Отец женился на вольноотпущенной крепостной б. Тверской губернии, Кашинского уезда, Троицкой волости, дворовой девице Е. Ф. Одинцовой. И когда была обнародована «воля», моя бабка, Пелагея Парменовна, поселилась в семье отца. Нянька, Александра Андреевна, — также бывшая крепостная б. Смоленской губернии. В этой среде протекло мое детство. Долгими зимними вечерами, при свете оплывающей сальной свечки, наслушался я про зверства помещиков двух губерний и с детства пропитался глубокой ненавистью к дворянам-помещикам.
Насколько я могу отдать себе отчет по детским воспоминаниям о разговорах отца с его двоюродным братом по матери — Мельвилем Лондоном (известный американский публицист — псевдоним Илай Перкинс, отец Джека Лондона, отравленного, как «неудобного» популярного писателя), отец мой был социалистом-утопистом и питал страшную ненависть к попам, особенно «православным», на которых он насмотрелся в России.
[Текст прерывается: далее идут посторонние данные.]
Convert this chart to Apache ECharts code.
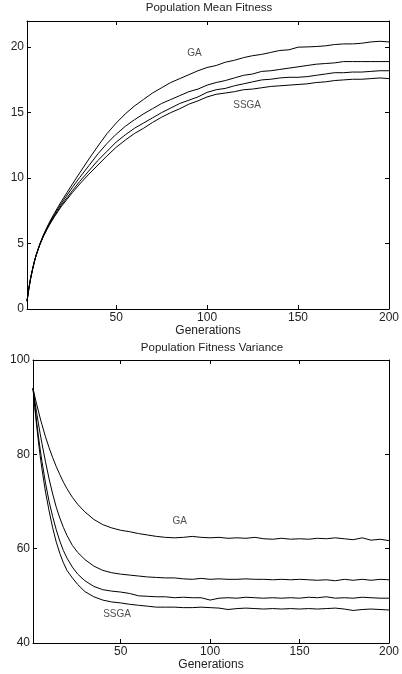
<!DOCTYPE html>
<html>
<head>
<meta charset="utf-8">
<script src="https://cdn.jsdelivr.net/npm/echarts@6/dist/echarts.min.js"></script>
<style>
html,body{margin:0;padding:0;background:#fff;}
#main{width:402px;height:674px;}
</style>
</head>
<body>
<div id="main"></div>
<script>
// Generations sampled
var gens = [1,2,3,4,5,6,8,10,12,14,16,18,20,23,26,30,35,40,45,50,55,60,65,70,75,80,85,90,95,100,105,110,115,120,125,130,135,140,145,150,155,160,165,170,175,180,185,190,195,200];

// Population Mean Fitness (top panel)
var fitA = [0.6,1.55,2.35,3.0,3.6,4.1,4.95,5.65,6.25,6.8,7.3,7.78,8.24,8.9,9.55,10.4,11.45,12.45,13.4,14.2,14.9,15.5,16.0,16.5,16.9,17.3,17.6,17.9,18.2,18.45,18.6,18.85,19.0,19.2,19.35,19.45,19.6,19.75,19.8,20.0,20.02,20.05,20.1,20.2,20.25,20.25,20.3,20.4,20.45,20.4];
var fitB = [0.6,1.55,2.35,3.0,3.6,4.1,4.93,5.6,6.18,6.72,7.2,7.66,8.09,8.7,9.3,10.05,10.95,11.85,12.65,13.35,13.95,14.45,14.9,15.3,15.7,16.0,16.3,16.6,16.8,17.1,17.3,17.45,17.65,17.85,17.95,18.15,18.2,18.3,18.4,18.5,18.6,18.7,18.75,18.8,18.9,18.9,18.9,18.9,18.9,18.9];
var fitC = [0.6,1.55,2.35,3.0,3.6,4.1,4.9,5.57,6.12,6.64,7.1,7.53,7.95,8.5,9.05,9.75,10.55,11.35,12.05,12.75,13.3,13.8,14.2,14.6,15.0,15.35,15.7,15.95,16.2,16.55,16.75,16.85,17.05,17.2,17.35,17.5,17.55,17.65,17.7,17.7,17.75,17.85,17.95,18.05,18.05,18.1,18.1,18.15,18.2,18.2];
var fitD = [0.6,1.55,2.35,3.0,3.6,4.1,4.88,5.54,6.08,6.58,7.03,7.45,7.85,8.38,8.9,9.55,10.3,11.0,11.7,12.35,12.9,13.4,13.8,14.25,14.65,15.0,15.3,15.65,15.9,16.2,16.4,16.5,16.6,16.75,16.8,16.9,17.0,17.05,17.1,17.15,17.2,17.3,17.35,17.45,17.5,17.55,17.55,17.6,17.65,17.6];

// Population Fitness Variance (bottom panel)
var varA = [94,92.3,90.7,89.2,87.7,86.3,83.7,81.4,79.3,77.4,75.7,74.1,72.7,70.9,69.4,67.8,66.2,65.1,64.4,63.9,63.6,63.2,62.9,62.6,62.4,62.3,62.4,62.6,62.4,62.3,62.4,62.2,62.3,62.2,62.4,62.1,62.0,62.2,62.0,62.1,62.0,62.2,62.1,62.3,62.1,61.9,62.3,61.8,62.0,61.7];
var varB = [94,91.4,88.9,86.6,84.4,82.3,78.4,74.8,71.6,68.8,66.5,64.5,62.8,60.7,59.2,57.7,56.3,55.4,54.9,54.6,54.4,54.2,54.0,53.9,53.8,53.8,53.6,53.5,53.7,53.5,53.6,53.5,53.5,53.6,53.5,53.5,53.4,53.5,53.4,53.5,53.4,53.3,53.4,53.2,53.5,53.3,53.5,53.3,53.5,53.4];
var varC = [94,90.4,87.0,83.9,81.1,78.5,73.9,70.0,66.8,64.0,61.6,59.6,58.0,56.1,54.6,53.2,52.0,51.3,51.0,50.8,50.5,50.0,49.9,49.8,49.8,49.6,49.7,49.6,49.6,49.1,49.5,49.6,49.5,49.7,49.6,49.5,49.6,49.5,49.6,49.5,49.7,49.6,49.8,49.5,49.6,49.5,49.7,49.6,49.5,49.5];
var varD = [94,89.9,86.2,82.8,79.7,76.9,72.0,68.0,64.4,61.4,59.0,57.0,55.4,53.8,52.4,50.9,49.8,49.1,48.7,48.5,48.2,48.0,47.8,47.6,47.6,47.6,47.5,47.5,47.6,47.5,47.4,47.1,47.3,47.4,47.3,47.2,47.3,47.2,47.3,47.2,47.3,47.2,47.3,47.4,47.2,46.9,47.1,47.2,47.1,47.0];

// Tick labels
var xTicks = [50,100,150,200];
var yTicksTop = [0,5,10,15,20];
var yTicksBot = [40,60,80,100];

// In-plot annotations: [generation, value, text]
var labelsTop = [[93,19.5,'GA'],[122,15.6,'SSGA']];
var labelsBot = [[83,65.8,'GA'],[48,46.1,'SSGA']];

function pairs(vals){ return gens.map(function(g,i){ return [g, vals[i]]; }); }

var FONT = 'Liberation Sans';
var TXT = '#222';
var lineStyle = {color:'#000', width:1};

function xAx(gi, pos, showLabel){
  return {
    type:'value', gridIndex:gi, position:pos, min:1, max:200,
    name: showLabel ? 'Generations' : '', nameLocation:'middle', nameGap:15,
    nameTextStyle:{fontFamily:FONT, fontSize:12, color:TXT},
    axisLine:{show:true, onZero:false, lineStyle:lineStyle},
    axisTick:{show:true, inside:true, length:4, customValues:xTicks, lineStyle:lineStyle},
    axisLabel:{show:showLabel, customValues:xTicks, margin:3, fontFamily:FONT, fontSize:12, color:TXT},
    splitLine:{show:false}
  };
}
function yAx(gi, pos, showLabel, mn, mx, ticks){
  return {
    type:'value', gridIndex:gi, position:pos, min:mn, max:mx,
    axisLine:{show:true, onZero:false, lineStyle:lineStyle},
    axisTick:{show:true, inside:true, length:4, customValues:ticks, lineStyle:lineStyle},
    axisLabel:{show:showLabel, customValues:ticks, margin:3, fontFamily:FONT, fontSize:12, color:TXT},
    splitLine:{show:false}
  };
}
function lineSeries(vals, xi, yi){
  return {type:'line', xAxisIndex:xi, yAxisIndex:yi, data:pairs(vals), showSymbol:false, symbol:'none',
    lineStyle:{color:'#000', width:1}, silent:true};
}
function labelSeries(arr, xi, yi){
  return {type:'scatter', xAxisIndex:xi, yAxisIndex:yi, symbolSize:1, silent:true,
    itemStyle:{color:'rgba(0,0,0,0)'},
    data: arr.map(function(a){ return {value:[a[0],a[1]], name:a[2]}; }),
    label:{show:true, position:'inside', formatter:'{b}', fontFamily:FONT, fontSize:10, color:TXT}};
}

var chart = echarts.init(document.getElementById('main'), null, {renderer:'canvas'});
chart.setOption({
  animation:false,
  backgroundColor:'#fff',
  title:[
    {text:'Population Mean Fitness', left:209, top:2, padding:0, textAlign:'center',
      textStyle:{fontFamily:FONT, fontSize:11.5, fontWeight:'normal', color:TXT}},
    {text:'Population Fitness Variance', left:212, top:342, padding:0, textAlign:'center',
      textStyle:{fontFamily:FONT, fontSize:11.5, fontWeight:'normal', color:TXT}}
  ],
  grid:[
    {left:27, right:11, top:21, bottom:365},
    {left:33, right:10, top:360, bottom:31}
  ],
  xAxis:[
    xAx(0,'bottom',true), xAx(1,'bottom',true),
    xAx(0,'top',false), xAx(1,'top',false)
  ],
  yAxis:[
    yAx(0,'left',true,0,22,yTicksTop), yAx(1,'left',true,40,100,yTicksBot),
    yAx(0,'right',false,0,22,yTicksTop), yAx(1,'right',false,40,100,yTicksBot)
  ],
  series:[
    lineSeries(fitA,0,0), lineSeries(fitB,0,0), lineSeries(fitC,0,0), lineSeries(fitD,0,0),
    lineSeries(varA,1,1), lineSeries(varB,1,1), lineSeries(varC,1,1), lineSeries(varD,1,1),
    labelSeries(labelsTop,0,0), labelSeries(labelsBot,1,1)
  ]
});
</script>
</body>
</html>
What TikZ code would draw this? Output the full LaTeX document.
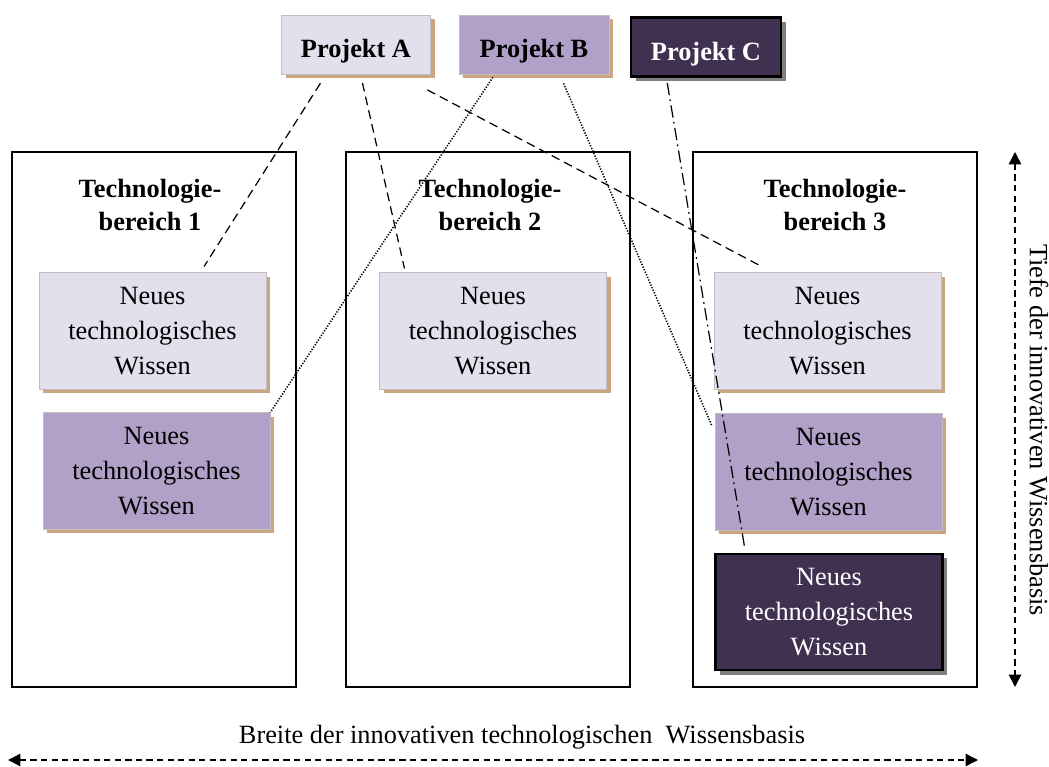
\documentclass[tikz,border=0pt]{standalone}
\usepackage{fontspec}
\setmainfont{Liberation Serif}
\usetikzlibrary{positioning,calc,shadows,arrows.meta}

\definecolor{hellila}{HTML}{E4DFEC}
\definecolor{mittellila}{HTML}{B1A0C7}
\definecolor{dunkellila}{HTML}{403151}
\definecolor{schattenbraun}{HTML}{CCA580}
\definecolor{randgrau}{HTML}{BFBFBF}

\tikzset{
  bereich/.style={draw, line width=0.9pt, minimum width=5.68cm, minimum height=10.7cm},
  titel/.style={align=center, font=\fontsize{15}{19.3}\selectfont\bfseries},
  wissen/.style={align=center, inner sep=0pt, minimum width=4.54cm, minimum height=2.33cm,
    font=\fontsize{15}{19.8}\selectfont},
  projekt/.style={inner sep=0pt, minimum width=2.98cm, minimum height=1.18cm,
    text height=15pt, text depth=0pt, font=\fontsize{15}{18}\selectfont\bfseries},
  braunschatten/.style={drop shadow={shadow xshift=2.3pt, shadow yshift=-2.3pt, fill=schattenbraun, opacity=1}},
  grauschatten/.style={drop shadow={shadow xshift=2.6pt, shadow yshift=-2.6pt, fill=gray, opacity=1}},
  hell/.style={fill=hellila, draw=randgrau, braunschatten},
  mittel/.style={fill=mittellila, draw=randgrau, braunschatten},
  dunkel/.style={fill=dunkellila, draw=black, line width=1.4pt, text=white, grauschatten},
  linieA/.style={line width=0.7pt, dash pattern=on 5pt off 3pt},
  linieB/.style={line width=0.9pt, dash pattern=on 0.7pt off 0.9pt},
  linieC/.style={line width=0.7pt, dash pattern=on 7pt off 2.5pt on 1pt off 2.5pt},
  masspfeil/.style={line width=0.8pt, dash pattern=on 3.5pt off 2.5pt,
    {Triangle[length=7pt,width=7pt]}-{Triangle[length=7pt,width=7pt]}},
}

\begin{document}
\begin{tikzpicture}[x=0.02cm,y=-0.02cm]
\useasboundingbox (0,0) rectangle (1049,767);

% Technologiebereiche
\node[bereich] (b1) at (154,419.5) {};
\node[bereich] (b2) at (488,419.5) {};
\node[bereich] (b3) at (835,419.5) {};
\node[titel] (t1) at (150,205) {Technologie-\\bereich 1};
\node[titel] (t2) at (490,205) {Technologie-\\bereich 2};
\node[titel] (t3) at (835,205) {Technologie-\\bereich 3};

% neues Wissen
\node[wissen,hell] (k11) at (152.5,331) {Neues\\technologisches\\Wissen};
\node[wissen,mittel] (k12) at (156.5,471) {Neues\\technologisches\\Wissen};
\node[wissen,hell] (k2) at (493,331) {Neues\\technologisches\\Wissen};
\node[wissen,hell] (k31) at (827.5,331) {Neues\\technologisches\\Wissen};
\node[wissen,mittel] (k32) at (828.5,472) {Neues\\technologisches\\Wissen};
\node[wissen,dunkel] (k33) at (829,612) {Neues\\technologisches\\Wissen};

% Projekte
\node[projekt,hell] (pA) at (356,44.5) {Projekt A};
\node[projekt,mittel,minimum width=3cm] (pB) at (534,44.5) {Projekt B};
\node[projekt,dunkel,minimum width=3cm] (pC) at (706,47) {Projekt C};

\draw[linieA,shorten <=6pt,shorten >=4pt] ($(pA.south west)!0.3!(pA.south east)$) -- ($(k11.north west)!0.71!(k11.north east)$);
\draw[linieA,shorten <=5pt,shorten >=2.3pt] ($(pA.south west)!0.53!(pA.south east)$) -- ($(k2.north west)!0.115!(k2.north east)$);
\draw[linieA,shorten <=19pt,shorten >=8.4pt] ($(pA.south west)!0.78!(pA.south east)$) -- ($(k31.north west)!0.26!(k31.north east)$);
\draw[linieB,shorten <=2pt] ($(pB.south west)!0.24!(pB.south east)$) -- (k12.north east);
\draw[linieB,shorten <=5.6pt,shorten >=4.3pt] ($(pB.south west)!0.67!(pB.south east)$) -- ($(k32.north west)!0.16!(k32.south west)$);
\draw[linieC,shorten <=3pt,shorten >=3pt] ($(pC.south west)!0.24!(pC.south east)$) -- ($(k33.north west)!0.136!(k33.north east)$);

% Achsen
\coordinate (tiefeoben) at (1015,152);
\coordinate (tiefeunten) at (1015,687);
\coordinate (breitelinks) at (8,760);
\coordinate (breiterechts) at (978,760);
\draw[masspfeil] (tiefeoben) -- (tiefeunten);
\draw[masspfeil] (breitelinks) -- (breiterechts);
\node[rotate=-90,font=\fontsize{15}{18}\selectfont] (tiefe) at (1039,430) {Tiefe der innovativen Wissensbasis};
\node[font=\fontsize{15}{18}\selectfont] (breite) at (522,737) {Breite der innovativen technologischen\ \ Wissensbasis};
\end{tikzpicture}
\end{document}
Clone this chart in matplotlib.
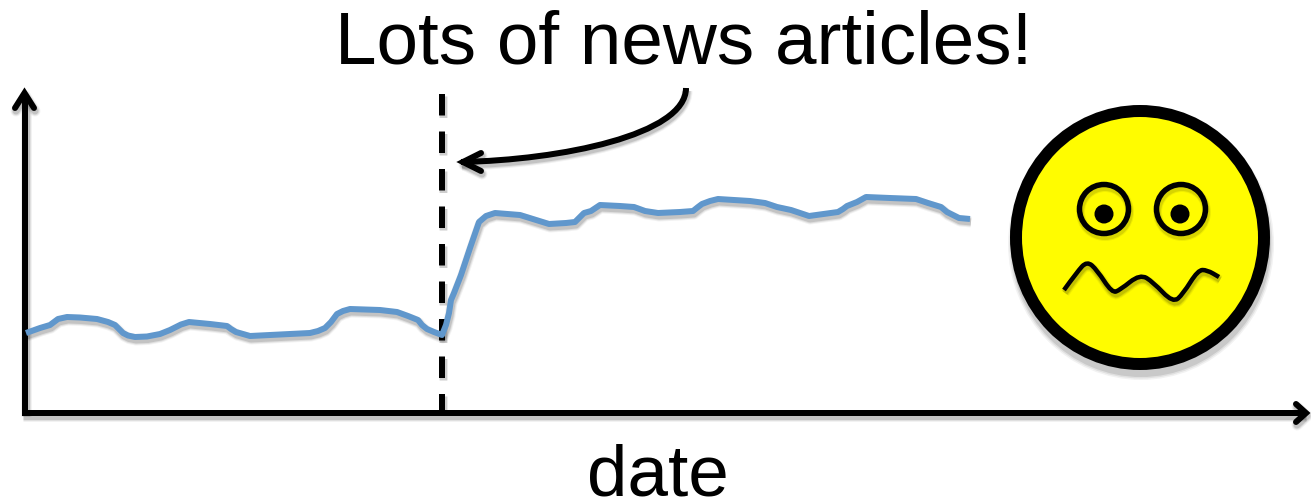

Поэтому, при возобновлении контракта с «трехпроездным» министром Клейнмихелем, он поставил перед Николаем I дилемму — или его жена и дети становятся гражданами США, или он немедленно возвращается в Америку. Николай сдался, и «по высочайшему повелению», «не в пример прочим», требование отца было удовлетворено, и таким образом я был освобожден от поповского дурмана. Но отец умер, когда я, в сущности, еще был ребенком, мать не могла мне помочь, она сама была полуграмотной, то есть могла только читать «по печатному». Добрые знакомые помогли советом — поручить репетитору подготовить меня в IV класс реального училища, куда преимущественно поступали «кухаркины дети». «Репетитор» попался образцовый, такой же горемыка, как и я, который за 7 рублей в месяц и стакан чаю «расстоянием не стеснялся». Это был впоследствии известный профессор математики — Б. К. Млодзеевский. Через полгода я был освобожден от платы за «право учения», а впоследствии за устройство и заведование училищной химической лабораторией и исполнение обязанностей старшего технического десятника при постройке нового здания реального училища — был освобожден и мой брат.